Data:
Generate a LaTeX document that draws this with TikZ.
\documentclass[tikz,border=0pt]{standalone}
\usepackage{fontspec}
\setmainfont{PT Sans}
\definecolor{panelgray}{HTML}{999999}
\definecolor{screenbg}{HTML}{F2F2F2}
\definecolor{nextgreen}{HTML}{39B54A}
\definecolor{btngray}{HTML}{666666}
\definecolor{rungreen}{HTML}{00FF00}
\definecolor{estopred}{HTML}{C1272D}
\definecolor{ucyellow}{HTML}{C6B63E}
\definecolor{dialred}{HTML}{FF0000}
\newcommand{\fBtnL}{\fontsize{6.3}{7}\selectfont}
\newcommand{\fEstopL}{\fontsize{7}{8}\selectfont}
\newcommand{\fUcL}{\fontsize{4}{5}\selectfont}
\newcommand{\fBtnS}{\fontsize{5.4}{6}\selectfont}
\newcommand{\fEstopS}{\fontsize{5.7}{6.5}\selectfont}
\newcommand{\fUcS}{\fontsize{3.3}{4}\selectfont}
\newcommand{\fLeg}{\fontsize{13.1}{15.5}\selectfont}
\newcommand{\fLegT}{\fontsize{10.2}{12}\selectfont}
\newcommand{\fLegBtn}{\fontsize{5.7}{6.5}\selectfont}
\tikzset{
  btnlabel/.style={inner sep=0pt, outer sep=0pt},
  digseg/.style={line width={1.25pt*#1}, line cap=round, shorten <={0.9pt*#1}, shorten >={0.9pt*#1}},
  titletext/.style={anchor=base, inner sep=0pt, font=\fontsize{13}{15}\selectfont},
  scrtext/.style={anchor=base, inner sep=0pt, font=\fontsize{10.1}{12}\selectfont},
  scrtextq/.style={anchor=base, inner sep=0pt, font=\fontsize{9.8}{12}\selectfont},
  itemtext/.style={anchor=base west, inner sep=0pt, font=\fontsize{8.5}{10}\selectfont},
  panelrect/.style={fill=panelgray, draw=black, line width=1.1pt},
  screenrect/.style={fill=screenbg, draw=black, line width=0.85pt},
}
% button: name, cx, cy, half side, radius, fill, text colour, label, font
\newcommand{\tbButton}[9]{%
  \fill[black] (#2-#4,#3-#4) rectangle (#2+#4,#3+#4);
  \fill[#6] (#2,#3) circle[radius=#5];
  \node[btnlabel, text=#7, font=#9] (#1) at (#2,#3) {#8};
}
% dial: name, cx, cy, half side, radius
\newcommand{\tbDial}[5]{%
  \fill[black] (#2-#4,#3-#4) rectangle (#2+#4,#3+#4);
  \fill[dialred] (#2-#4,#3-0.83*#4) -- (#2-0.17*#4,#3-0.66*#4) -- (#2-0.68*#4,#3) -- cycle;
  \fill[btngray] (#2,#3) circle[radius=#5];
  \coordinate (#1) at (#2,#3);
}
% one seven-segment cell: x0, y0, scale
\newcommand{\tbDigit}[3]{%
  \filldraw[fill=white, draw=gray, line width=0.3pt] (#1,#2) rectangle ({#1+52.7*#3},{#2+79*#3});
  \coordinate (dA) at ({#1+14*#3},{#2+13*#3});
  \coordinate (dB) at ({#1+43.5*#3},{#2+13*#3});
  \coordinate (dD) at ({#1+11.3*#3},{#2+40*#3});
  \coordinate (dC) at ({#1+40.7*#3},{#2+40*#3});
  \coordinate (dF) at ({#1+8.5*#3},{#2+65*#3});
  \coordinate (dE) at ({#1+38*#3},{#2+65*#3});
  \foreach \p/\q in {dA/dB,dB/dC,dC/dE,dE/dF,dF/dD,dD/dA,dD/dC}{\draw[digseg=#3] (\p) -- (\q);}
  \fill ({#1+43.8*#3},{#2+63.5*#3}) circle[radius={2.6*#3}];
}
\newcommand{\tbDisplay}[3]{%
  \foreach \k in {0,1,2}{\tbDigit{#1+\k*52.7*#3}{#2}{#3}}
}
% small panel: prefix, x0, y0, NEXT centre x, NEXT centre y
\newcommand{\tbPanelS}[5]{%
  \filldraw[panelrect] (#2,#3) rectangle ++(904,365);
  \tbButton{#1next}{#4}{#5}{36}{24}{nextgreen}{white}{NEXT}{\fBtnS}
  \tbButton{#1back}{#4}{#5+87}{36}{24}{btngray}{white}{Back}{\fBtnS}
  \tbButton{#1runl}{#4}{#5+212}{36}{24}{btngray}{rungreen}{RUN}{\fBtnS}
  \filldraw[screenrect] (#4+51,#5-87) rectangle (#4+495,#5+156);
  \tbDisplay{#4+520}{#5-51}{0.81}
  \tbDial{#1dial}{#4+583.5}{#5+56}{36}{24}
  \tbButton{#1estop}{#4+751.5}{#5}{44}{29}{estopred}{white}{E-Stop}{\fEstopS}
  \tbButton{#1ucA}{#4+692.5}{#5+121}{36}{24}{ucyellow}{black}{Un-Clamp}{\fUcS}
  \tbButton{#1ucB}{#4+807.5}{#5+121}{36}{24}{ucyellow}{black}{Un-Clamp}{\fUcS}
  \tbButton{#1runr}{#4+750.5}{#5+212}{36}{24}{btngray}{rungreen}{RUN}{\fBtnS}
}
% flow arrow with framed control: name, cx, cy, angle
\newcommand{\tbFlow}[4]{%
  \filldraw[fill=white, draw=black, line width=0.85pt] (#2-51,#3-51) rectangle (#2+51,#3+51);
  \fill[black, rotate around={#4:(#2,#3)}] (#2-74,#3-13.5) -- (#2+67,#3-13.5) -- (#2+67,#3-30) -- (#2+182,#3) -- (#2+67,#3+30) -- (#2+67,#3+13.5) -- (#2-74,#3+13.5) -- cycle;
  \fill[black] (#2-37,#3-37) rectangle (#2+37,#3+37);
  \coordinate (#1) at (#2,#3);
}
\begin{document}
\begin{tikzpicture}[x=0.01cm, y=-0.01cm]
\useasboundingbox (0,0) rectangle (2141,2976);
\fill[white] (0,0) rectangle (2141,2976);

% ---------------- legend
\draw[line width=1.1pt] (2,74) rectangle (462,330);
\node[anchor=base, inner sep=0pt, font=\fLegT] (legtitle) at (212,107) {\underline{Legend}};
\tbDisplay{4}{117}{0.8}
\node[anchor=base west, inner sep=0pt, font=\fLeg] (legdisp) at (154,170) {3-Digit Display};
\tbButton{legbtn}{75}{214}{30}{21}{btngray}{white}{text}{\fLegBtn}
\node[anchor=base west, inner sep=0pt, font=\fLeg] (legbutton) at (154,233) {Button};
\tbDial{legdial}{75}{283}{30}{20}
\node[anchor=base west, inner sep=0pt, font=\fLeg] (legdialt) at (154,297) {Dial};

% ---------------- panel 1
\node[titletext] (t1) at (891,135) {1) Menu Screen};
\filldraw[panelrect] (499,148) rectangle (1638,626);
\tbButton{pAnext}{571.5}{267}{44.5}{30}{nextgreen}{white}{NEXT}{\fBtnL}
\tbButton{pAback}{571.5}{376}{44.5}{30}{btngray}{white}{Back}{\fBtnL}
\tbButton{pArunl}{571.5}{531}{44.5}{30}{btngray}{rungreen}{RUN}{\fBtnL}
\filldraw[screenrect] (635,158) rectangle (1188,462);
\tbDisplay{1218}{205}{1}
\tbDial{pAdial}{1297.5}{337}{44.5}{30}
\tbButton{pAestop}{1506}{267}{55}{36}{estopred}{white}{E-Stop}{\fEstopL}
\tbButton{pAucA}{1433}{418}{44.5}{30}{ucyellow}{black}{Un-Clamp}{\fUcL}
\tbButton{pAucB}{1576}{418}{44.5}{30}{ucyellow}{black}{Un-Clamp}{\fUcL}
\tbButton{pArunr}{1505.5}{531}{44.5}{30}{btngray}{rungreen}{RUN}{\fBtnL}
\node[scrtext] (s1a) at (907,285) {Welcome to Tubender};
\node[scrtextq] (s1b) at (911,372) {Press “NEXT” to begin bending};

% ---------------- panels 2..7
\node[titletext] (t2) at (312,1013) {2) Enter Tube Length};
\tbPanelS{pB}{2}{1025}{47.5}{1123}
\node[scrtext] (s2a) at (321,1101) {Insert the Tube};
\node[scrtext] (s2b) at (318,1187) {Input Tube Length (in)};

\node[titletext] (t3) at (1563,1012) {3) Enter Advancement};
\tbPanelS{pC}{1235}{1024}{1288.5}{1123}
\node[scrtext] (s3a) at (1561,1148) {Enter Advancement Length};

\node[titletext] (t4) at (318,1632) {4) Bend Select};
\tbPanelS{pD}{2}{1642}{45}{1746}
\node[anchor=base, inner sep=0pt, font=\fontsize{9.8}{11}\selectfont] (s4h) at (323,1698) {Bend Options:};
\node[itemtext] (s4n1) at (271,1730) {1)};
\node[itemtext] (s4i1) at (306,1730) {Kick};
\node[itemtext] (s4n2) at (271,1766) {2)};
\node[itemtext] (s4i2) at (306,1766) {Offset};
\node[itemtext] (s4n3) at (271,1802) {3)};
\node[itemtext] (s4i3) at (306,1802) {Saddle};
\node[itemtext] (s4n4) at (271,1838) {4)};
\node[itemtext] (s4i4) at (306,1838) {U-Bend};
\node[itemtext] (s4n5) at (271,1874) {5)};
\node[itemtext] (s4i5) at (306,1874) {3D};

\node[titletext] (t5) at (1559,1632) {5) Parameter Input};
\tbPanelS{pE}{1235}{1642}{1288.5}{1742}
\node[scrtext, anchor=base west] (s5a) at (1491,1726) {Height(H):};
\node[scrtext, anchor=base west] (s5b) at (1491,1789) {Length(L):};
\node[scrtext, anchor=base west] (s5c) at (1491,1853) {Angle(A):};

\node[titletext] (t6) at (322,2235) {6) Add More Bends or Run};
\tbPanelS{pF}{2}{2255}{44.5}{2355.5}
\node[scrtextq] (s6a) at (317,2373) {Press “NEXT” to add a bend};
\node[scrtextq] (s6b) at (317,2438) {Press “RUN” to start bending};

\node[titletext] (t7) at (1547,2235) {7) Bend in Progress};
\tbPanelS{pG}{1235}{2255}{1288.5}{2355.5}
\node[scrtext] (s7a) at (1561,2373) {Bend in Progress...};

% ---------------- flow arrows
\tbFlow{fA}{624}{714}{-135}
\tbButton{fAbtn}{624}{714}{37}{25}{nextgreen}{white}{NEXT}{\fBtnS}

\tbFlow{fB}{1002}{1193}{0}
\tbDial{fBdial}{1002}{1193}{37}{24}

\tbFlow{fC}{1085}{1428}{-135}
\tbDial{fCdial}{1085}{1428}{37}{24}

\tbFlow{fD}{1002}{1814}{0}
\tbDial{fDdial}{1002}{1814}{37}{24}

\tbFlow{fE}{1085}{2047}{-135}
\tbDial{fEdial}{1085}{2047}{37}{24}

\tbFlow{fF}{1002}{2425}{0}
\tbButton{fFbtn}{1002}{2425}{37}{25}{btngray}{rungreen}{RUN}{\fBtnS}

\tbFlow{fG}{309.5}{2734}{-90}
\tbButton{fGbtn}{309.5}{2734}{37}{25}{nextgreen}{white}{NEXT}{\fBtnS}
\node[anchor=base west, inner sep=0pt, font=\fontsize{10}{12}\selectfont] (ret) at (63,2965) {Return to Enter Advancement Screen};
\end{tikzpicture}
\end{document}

Objective: In the listing, find every line containing the word "with" and list it.

Output below:
Generate a LaTeX document that draws this with TikZ.
% flow arrow with framed control: name, cx, cy, angle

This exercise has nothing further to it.